Will she or won't she? Cate Blanchett as a recovering drug addict who manages a video store in Cabramatta, a suburb of Sydney.
Clean and Dry, for Now, in Australia's Heroin Capital
To sink or to swim: that is the question. In "Little Fish," Cate Blanchett does both. The great Australian actress sinks into the role Tracy Heart, a 32-year-old recovering drug addict who manages a video store in Cabramatta, a Sydney suburb nicknamed Little Saigon for its large Vietnamese population and known as the heroin capital of Australia. As in all her screen performances, Ms. Blanchett immerses herself completely in her character, a damaged, high-strung woman determined to live the straight life while surrounded by temptation.
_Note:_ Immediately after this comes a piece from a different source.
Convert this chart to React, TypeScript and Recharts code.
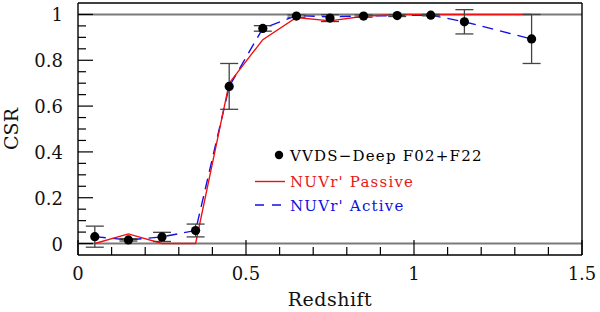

Recurrent scenes that push the sink-or-swim metaphor too insistently show Tracy doing laps in a pool, treading water and dunking and bobbing to the surface, anxious, watchful, impatient to get on with her life. Will she stay off drugs? To its credit, the thorny, compelling drama, directed by Rowan Woods from a screenplay by Jacquelin Perske, is more concerned with examining the conflicted, complicated relationships among its characters than with exploiting the will-she-or-won't-she aspect of Tracy's perilous situation.
If "Little Fish" is considerably more upbeat than Mr. Woods's last film, "The Boys," a harrowing study of a man's return from prison to a nightmarish family of surly deadbeats, its view of the world is still unsentimental, bordering on acrid. And the film's bleached-out color reflects its parched emotional atmosphere. The hyperrealistic screenplay sketches Tracy's family relationships in an elliptical style that pointedly omits neat explanations in underlined sentences; you have to read between the lines.
Tracy's road to self-fulfillment is paved with setbacks. Because of her record of credit-card fraud during her druggie days, her applications for a bank loan to buy and expand the video store are bluntly rejected. And although four years have passed since Tracy went clean, she is surrounded by physical and emotional wreckage from the bad old days.
Four years earlier, Tracy's brother Ray (Martin Henderson) lost part of a leg in a car crash in a vehicle driven by her ex-boyfriend Jonny Nguyen (Dustin Nguyen), a slick, seductive dealer and user who returns from a four-year exile in Vancouver claiming to have cleaned up his act and landed a job as a stockbroker for a Sydney bank. Emotional alarms go off when he drops in on Tracy, who lives with her fiercely protective single mother, Janelle (Noni Hazlehurst). But the old romantic spark between them reignites, and against her better judgment Tracy sleeps with Jonny.
Tracy also refuses to break her ties to Lionel Dawson (Hugo Weaving), a former Australian football star and family friend who introduced her to heroin and who is still using. Lionel, the gay ex-lover of the local drug kingpin, Brad Thompson (Sam Neill), supports his habit by selling sports memorabilia out of his crummy little house. But he is thrown into panic by Brad's brusque announcement of his retirement from the drug business.
If Mr. Neill's cold, efficient drug lord is diametrically opposed to the cliché movie image of a strutting, bling-flashing sadist, the character's dead-eyed indifference to anything but business is just as sinister in its understated way.
Turned away by Brad, Lionel attempts to go cold turkey but breaks down and pleads with Tracy to score some heroin. She reluctantly agrees, making the connection at the train station, where for a scary moment she considers using again.
In his portrayal of a burnt-out athlete on the skids who summons the remnants of his charm to go after what he wants, Mr. Weaving doesn't shy away from embodying a man wallowing in shame and self-degradation. Near the end, "Little Fish" becomes a melodrama involving Brad and his slippery assistant, Steven Moss (Joel Tobeck), who has stolen enough money from his boss to move with his wife into a flashy suburban house. Appended to the movie, this ugly little story culminates in a bloody midnight showdown at a speed factory. If it doesn't quite belong with the rest of the film, it helps tie up some loose plot ends. It also reinforces the movie's dry-eyed assessment of heroin and its stranglehold on people who stay in its vicinity, even after they've stopped using.
"Little Fish" is rated R (Under 17 requires accompanying parent or adult guardian). It has sexual situations, mild violence and scenes of drug taking.
Little Fish
Opens today in Manhattan.
Directed by Rowan Woods; written by Jacquelin Perske; director of photography, Danny Ruhlmann; edited by Alexandre De Franceschi and John Scott; music by Nathan Larson; production designer, Luigi Pittorino; produced by Vincent Sheehan, Liz Watts and Richard Keddie; released by First Look Studios. At the Village East, Second Avenue at 12th Street, East Village. Running time: 114 minutes.
WITH: Cate Blanchett (Tracy Heart), Sam Neill (Brad Thompson), Hugo Weaving (Lionel Dawson), Martin Henderson (Ray Heart), Noni Hazlehurst (Janelle Heart) and Dustin Nguyen (Jonny Nguyen).